If you follow Betty Crocker's online recipe for "Exceptional Chocolate Chip Cookies", you wind up stirring the dough by hand. Now, I don't know if I'm just a weakling or what, but Betty Crocker must have forearms like Popeye, cause stirring cookie dough with a big wooden spoon has the same horsepower requirement as churning gravel. Stirring a cup and a half of butter sticks, in particular, was a treat. The butter still hangs out in little bits here and there, no matter how much you stir. Perhaps that is the desired effect of hand-mixing. Also, once you add the 4 cups of flour, you start wishing you had a bigger bowl. Flour everywhere. At least this gives the cook that haggard, dusted-with-flour oven slave look, guaranteed to elicit sympathy and gratitude from ones adoring family. If you don't have a family, no one is impressed. You just get white flour all over your black clothes and can't go outside because you look like an earthquake survivor.
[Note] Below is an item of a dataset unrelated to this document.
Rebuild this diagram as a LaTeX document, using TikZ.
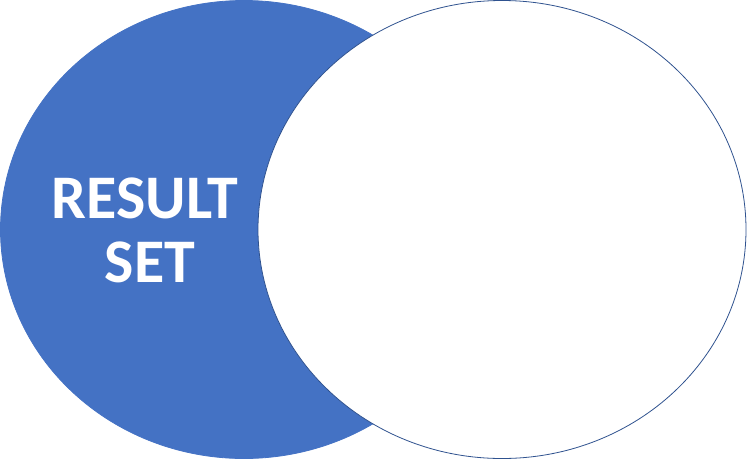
\documentclass[tikz,border=0pt]{standalone}
\usepackage{fontspec}
\setmainfont{Carlito}
\definecolor{officeblue}{HTML}{4472C4}
\definecolor{edgeblue}{HTML}{2F528F}
\begin{document}
\begin{tikzpicture}[x=1pt,y=-1pt,
  setA/.style={fill=officeblue,draw=officeblue,line width=0.8pt},
  setB/.style={fill=white,draw=edgeblue,line width=0.8pt},
  label/.style={text=white,font=\bfseries\fontsize{62}{64}\selectfont,align=center}]
\useasboundingbox (0,0) rectangle (747,459);
\draw[setA] (244,229.5) ellipse [x radius=243.5, y radius=229];
\draw[setB] (502,229.5) ellipse [x radius=244, y radius=229];
\node[label] (rs) at (145,230.5) {RESULT\\\hspace*{10pt}SET};
\end{tikzpicture}
\end{document}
The five or six cookies I actually baked turned out great. The rest, well uh, cookie dough is fun to eat. Maybe I'll bake those later.
I ran into Ben and Ed after a Pho dinner, they were walking out of Vivace following a little group of fashionable punks who were shouting Bon Jovi songs as they unsteadily wandered down Broadway. I guess if I were a modern young and pop-conscious punk, loudly proclaiming my ironic appreciation/ridicule of 80's icons would be on my list of things to do while in public hip places such as Broadway on Capitol Hill.